La gestion durable des pêches est prioritaire. Un caucus parlementaire atlantique sera créé au Parlement panafricain. Objectif : imposer un moratoire régional sur la pêche industrielle en période de frai et appliquer l’accord FAO sur les mesures du port.

Diplomatie culturelle

L’Institut royal de la culture amazighe du Maroc numérisera les manuscrits hassaniyas mauritaniens. Le Conservatoire national de Nouakchott lancera un festival musical saharien tournant entre Chinguetti et Essaouira.

Acteurs extérieurs

L’UE considère ce forum comme test stratégique pour son initiative Global Gateway (150 milliards EUR en Afrique). Des fonds souverains du Golfe s’intéressent à l’hydrogène ; les États-Unis notent l’alignement avec leur programme Build Africa Resilience. L’enjeu : éviter la dispersion des priorités.

Suivi et évaluation

La matrice de suivi prévoit :

  • Réduction des délais douaniers de 17 à 6 heures d’ici 2027
  • Hausse des licences d’import mauritaniennes à 10 %
  • Quatre programmes académiques conjoints
  • Réduction de 20 % de la pêche illégale

Un secrétariat basé à Nouakchott publiera des rapports semestriels.

Genre et croissance inclusive

Les femmes représentent 43 % de la main-d’œuvre agricole en Mauritanie mais détiennent moins de 12 % des titres fonciers. Un événement parallèle a appelé à des financements préférentiels pour les PME dirigées par des femmes.

Transformation numérique et cybersécurité

Les deux pays ambitionnent de devenir des hubs numériques.

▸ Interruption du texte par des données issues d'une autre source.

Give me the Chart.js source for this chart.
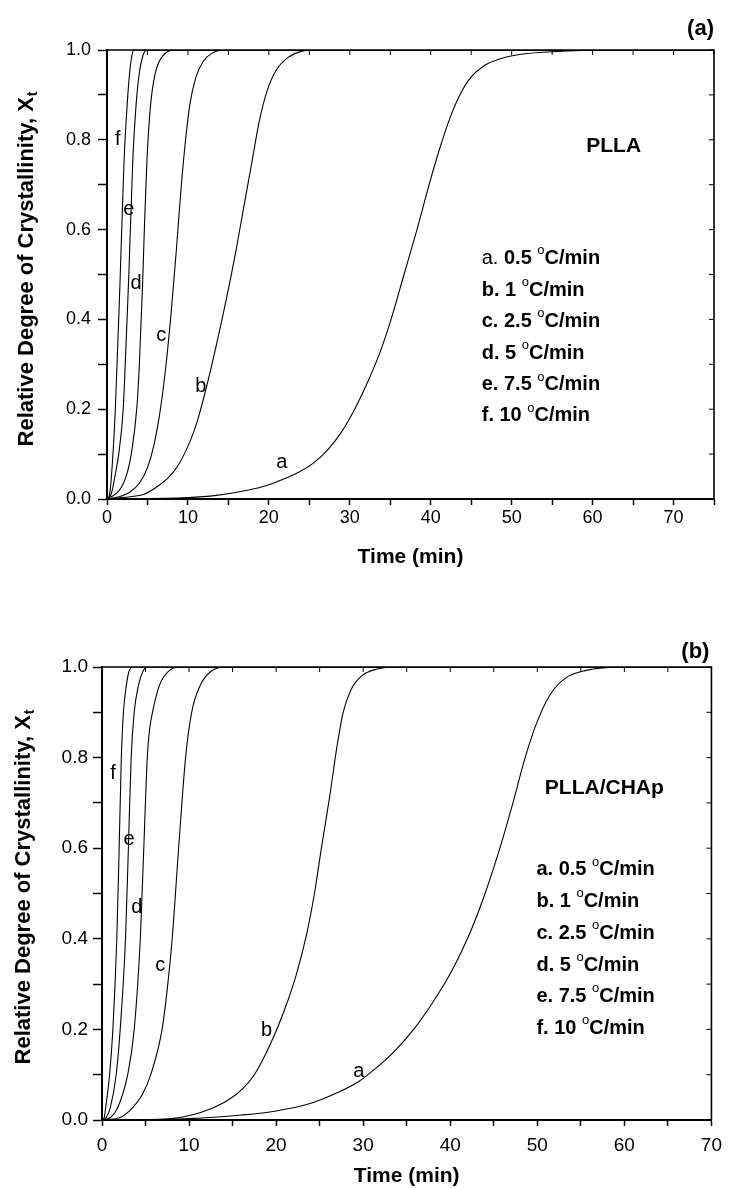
<!DOCTYPE html>
<html>
<head>
<meta charset="utf-8">
<script src="https://cdn.jsdelivr.net/npm/chart.js@4/dist/chart.umd.min.js"></script>
<style>
  html, body { margin: 0; padding: 0; background: #fff; }
  .panel { position: relative; width: 730px; height: 594px; }
</style>
</head>
<body>
<div class="panel"><canvas id="chartPLLA"></canvas></div>
<div class="panel"><canvas id="chartCHAp"></canvas></div>
<script>
// relative crystallinity Xt vs time (min) as [t, Xt]
// (a) PLLA
const pllaA = [[0,0],[10,0.003],[13.5,0.008],[17.5,0.02],[19.75,0.03],[21.5,0.042],[23.5,0.058],[25.5,0.08],[27.3,0.11],[29,0.15],[30.6,0.2],[32.2,0.26],[33.8,0.33],[35.1,0.4],[36.7,0.5],[38.3,0.6],[39.8,0.7],[41.1,0.78],[42.4,0.85],[43.6,0.9],[45,0.94],[46.6,0.965],[48.5,0.98],[51,0.99],[55,0.996],[62,1],[75,1]];
const pllaB = [[0,0],[3.3,0.006],[4.5,0.01],[6,0.025],[7.7,0.05],[8.8,0.075],[10.3,0.13],[11.1,0.17],[12.3,0.25],[13.6,0.35],[14.8,0.45],[15.9,0.55],[16.9,0.65],[17.9,0.75],[18.8,0.84],[19.8,0.91],[20.9,0.955],[22.5,0.985],[24,0.997],[26,1],[75,1]];
const pllaC = [[0,0],[1.5,0.005],[2.8,0.015],[4,0.035],[5,0.07],[5.8,0.12],[6.6,0.2],[7.3,0.3],[7.95,0.42],[8.55,0.55],[9.1,0.68],[9.65,0.79],[10.25,0.88],[11,0.94],[11.9,0.975],[13,0.993],[14.5,1],[75,1]];
const pllaD = [[0,0],[1.2,0.013],[1.9,0.03],[2.5,0.058],[3,0.1],[3.7,0.206],[4,0.3],[4.4,0.48],[4.65,0.62],[4.95,0.76],[5.4,0.88],[5.96,0.948],[6.8,0.985],[8.6,1],[75,1]];
const pllaE = [[0,0],[0.5,0.01],[1.03,0.055],[1.45,0.1],[2,0.2],[2.3,0.32],[2.7,0.5],[3.2,0.76],[3.6,0.88],[4,0.95],[4.4,0.985],[4.9,1],[75,1]];
const pllaF = [[0,0],[0.25,0.005],[0.5,0.04],[1.03,0.2],[1.64,0.5],[2.1,0.75],[2.5,0.88],[2.8,0.95],[3.05,0.985],[3.3,1],[75,1]];

// (b) PLLA/CHAp
const chapA = [[0,0],[10,0.003],[16,0.011],[20,0.02],[24,0.037],[27,0.06],[29.5,0.085],[31.5,0.115],[33.5,0.15],[35.8,0.2],[38,0.26],[40.2,0.33],[42.2,0.41],[44,0.5],[45.7,0.6],[47.2,0.7],[48.6,0.8],[50,0.88],[51.5,0.94],[53.2,0.975],[55.5,0.992],[60,1],[70,1]];
const chapB = [[0,0],[5,0.0005],[8,0.003],[10.3,0.011],[12.5,0.025],[14.5,0.044],[16.2,0.07],[17.5,0.1],[19.4,0.17],[20.9,0.24],[22.3,0.32],[23.5,0.41],[24.4,0.5],[25.2,0.6],[26.2,0.72],[26.95,0.82],[27.7,0.9],[28.6,0.95],[29.8,0.98],[31.5,0.995],[34,1],[70,1]];
const chapC = [[0,0],[2,0.005],[3.5,0.027],[4.6,0.055],[5.6,0.1],[6.9,0.2],[7.5,0.29],[8.06,0.4],[8.8,0.6],[9.6,0.8],[10.3,0.9],[11.3,0.96],[12.5,0.99],[14.2,1],[70,1]];
const chapD = [[0,0],[1,0.006],[1.8,0.027],[2.95,0.1],[3.7,0.2],[4.4,0.4],[4.8,0.6],[5.2,0.8],[5.45,0.86],[5.8,0.9],[6.6,0.96],[7.6,0.99],[9,1],[70,1]];
const chapE = [[0,0],[0.5,0.006],[0.95,0.027],[1.63,0.1],[2.09,0.2],[2.7,0.4],[3.03,0.6],[3.35,0.8],[3.7,0.9],[4.2,0.96],[4.7,0.99],[5.2,1],[70,1]];
const chapF = [[0,0],[0.25,0.005],[0.42,0.027],[0.87,0.1],[1.25,0.2],[1.7,0.4],[1.97,0.6],[2.22,0.8],[2.46,0.9],[2.8,0.96],[3.1,0.99],[3.5,1],[70,1]];

const curveLetters = ['a', 'b', 'c', 'd', 'e', 'f'];
const coolingRates = ['0.5', '1', '2.5', '5', '7.5', '10'];

const FONT = "'Liberation Sans', Arial, Helvetica, sans-serif";

// draws frame, inward ticks, curve letters, sample name and rate list
const annotations = {
  id: 'annotations',
  afterDatasetsDraw(chart, args, o) {
    const { ctx, chartArea: area, scales: { x, y } } = chart;
    ctx.save();
    ctx.strokeStyle = '#000';
    ctx.fillStyle = '#000';

    // top and right sides of the box
    ctx.lineWidth = 1.6;
    ctx.beginPath();
    ctx.moveTo(area.left, area.top);
    ctx.lineTo(area.right, area.top);
    ctx.lineTo(area.right, area.bottom);
    ctx.stroke();

    // mirrored ticks pointing inward
    ctx.lineWidth = 1;
    ctx.beginPath();
    x.ticks.forEach(t => {
      const px = x.getPixelForValue(t.value);
      ctx.moveTo(px, area.top);
      ctx.lineTo(px, area.top + 5);
    });
    y.ticks.forEach(t => {
      const py = y.getPixelForValue(t.value);
      ctx.moveTo(area.right, py);
      ctx.lineTo(area.right - 5, py);
    });
    ctx.stroke();

    // letters next to each curve
    ctx.textAlign = 'center';
    ctx.textBaseline = 'middle';
    ctx.font = `20px ${FONT}`;
    o.curveTags.forEach((p, i) => {
      ctx.fillText(curveLetters[i], x.getPixelForValue(p[0]), y.getPixelForValue(p[1]));
    });

    // sample name
    ctx.font = `bold 21px ${FONT}`;
    ctx.fillText(o.sample, x.getPixelForValue(o.samplePos[0]), y.getPixelForValue(o.samplePos[1]));

    // panel tag
    ctx.textAlign = 'right';
    ctx.font = `bold 22px ${FONT}`;
    ctx.fillText(o.panel, area.right + o.panelShift[0], area.top + o.panelShift[1]);

    // list of cooling rates
    ctx.textAlign = 'left';
    const lx = x.getPixelForValue(o.listPos[0]);
    o.listRows.forEach((row, i) => {
      const ly = y.getPixelForValue(row);
      const parts = [
        { text: curveLetters[i] + '. ', font: (i === 0 && !o.firstBold ? '' : 'bold ') + `20px ${FONT}`, dy: 0 },
        { text: coolingRates[i] + ' ', font: `bold 20px ${FONT}`, dy: 0 },
        { text: 'o', font: `13px ${FONT}`, dy: -8 },
        { text: 'C/min', font: `bold 20px ${FONT}`, dy: 0 }
      ];
      let cx = lx;
      parts.forEach(p => {
        ctx.font = p.font;
        ctx.fillText(p.text, cx, ly + p.dy);
        cx += ctx.measureText(p.text).width;
      });
    });

    // y axis title with subscript t
    const main = 'Relative Degree of Crystallinity, X';
    ctx.font = `bold 22px ${FONT}`;
    const wMain = ctx.measureText(main).width;
    ctx.font = `bold 14px ${FONT}`;
    const wSub = ctx.measureText('t').width;
    ctx.translate(o.yTitleX, (area.top + area.bottom) / 2 + o.yTitleShift);
    ctx.rotate(-Math.PI / 2);
    const start = -(wMain + wSub) / 2;
    ctx.font = `bold 22px ${FONT}`;
    ctx.fillText(main, start, 0);
    ctx.font = `bold 14px ${FONT}`;
    ctx.fillText('t', start + wMain + 1, 6);
    ctx.restore();
  }
};

function series(list) {
  return list.map((pts, i) => ({
    label: curveLetters[i],
    data: pts.map(([t, v]) => ({ x: t, y: v })),
    borderColor: '#000',
    borderWidth: 1.1,
    pointRadius: 0,
    fill: false,
    cubicInterpolationMode: 'monotone'
  }));
}

function makeChart(id, cfg) {
  return new Chart(document.getElementById(id), {
    type: 'line',
    data: { datasets: series(cfg.curves) },
    options: {
      responsive: true,
      maintainAspectRatio: false,
      animation: false,
      layout: { padding: cfg.padding },
      plugins: {
        legend: { display: false },
        tooltip: { enabled: false },
        annotations: cfg.notes
      },
      scales: {
        x: {
          type: 'linear',
          min: 0,
          max: cfg.xMax,
          border: { color: '#000', width: 2 },
          grid: { drawOnChartArea: false, color: '#000', tickLength: 6, tickWidth: 1.5 },
          ticks: {
            stepSize: 5,
            autoSkip: false,
            maxRotation: 0,
            color: '#000',
            padding: cfg.xTickPad,
            font: { family: FONT, size: cfg.tickSize },
            callback: v => (v % 10 === 0 ? String(v) : '')
          },
          title: {
            display: true,
            text: 'Time (min)',
            color: '#000',
            font: { family: FONT, size: 21, weight: 'bold', lineHeight: 1 },
            padding: { top: 0, bottom: cfg.xTitlePad }
          },
          afterFit: s => { s.height = cfg.xHeight; }
        },
        y: {
          type: 'linear',
          min: 0,
          max: 1,
          border: { color: '#000', width: 2 },
          grid: { drawOnChartArea: false, color: '#000', tickLength: 9, tickWidth: 1.5 },
          ticks: {
            stepSize: 0.1,
            autoSkip: false,
            color: '#000',
            padding: cfg.yTickPad,
            font: { family: FONT, size: cfg.tickSize },
            callback: v => (Math.round(v * 10) % 2 === 0 ? v.toFixed(1) : '')
          },
          afterFit: s => { s.width = cfg.yWidth; }
        }
      }
    },
    plugins: [annotations]
  });
}

makeChart('chartPLLA', {
  curves: [pllaA, pllaB, pllaC, pllaD, pllaE, pllaF],
  xMax: 75,
  padding: { top: 50, right: 16, left: 0, bottom: 0 },
  xHeight: 95,
  yWidth: 107,
  xTickPad: 2,
  yTickPad: 7,
  tickSize: 18,
  xTitlePad: 26,
  notes: {
    curveTags: [[21.6, 0.081], [11.6, 0.25], [6.7, 0.364], [3.6, 0.481], [2.7, 0.644], [1.33, 0.8]],
    sample: 'PLLA',
    samplePos: [62.6, 0.785],
    panel: '(a)',
    panelShift: [0, -21],
    listPos: [46.3, 0],
    listRows: [0.535, 0.465, 0.395, 0.325, 0.254, 0.185],
    firstBold: false,
    yTitleX: 27,
    yTitleShift: -5
  }
});

makeChart('chartCHAp', {
  curves: [chapA, chapB, chapC, chapD, chapE, chapF],
  xMax: 70,
  padding: { top: 73, right: 11, left: 0, bottom: 0 },
  xHeight: 68,
  yWidth: 102,
  xTickPad: 8,
  yTickPad: 5,
  tickSize: 19,
  xTitlePad: 1,
  notes: {
    curveTags: [[29.5, 0.108], [18.9, 0.198], [6.7, 0.342], [4.0, 0.469], [3.1, 0.619], [1.27, 0.764]],
    sample: 'PLLA/CHAp',
    samplePos: [57.7, 0.733],
    panel: '(b)',
    panelShift: [-2, -15],
    listPos: [49.9, 0],
    listRows: [0.552, 0.482, 0.412, 0.342, 0.272, 0.202],
    firstBold: true,
    yTitleX: 24,
    yTitleShift: -6
  }
});
</script>
</body>
</html>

Le Maroc via le calcul quantique à Ben Guerir, la Mauritanie grâce au câble sous-marin 2Africa. Une clause d’assistance mutuelle en cas de cyberattaque est envisagée.

Perspectives

Parmi les jalons à venir :

  • Première publication du tableau de bord en septembre 2025
  • Ratification parlementaire du fonds de bourses en novembre
  • Lancement d’un portail e-douane pilote en janvier 2026

Le forum de Nouakchott dépasse la diplomatie symbolique : il incarne un pari stratégique sur le rôle des parlements dans l’intégration Sud–Sud. En triangulant les enjeux économiques, sécuritaires et culturels, Rabat et Nouakchott montrent qu’un partenariat durable est possible — même dans une région marquée par l’instabilité.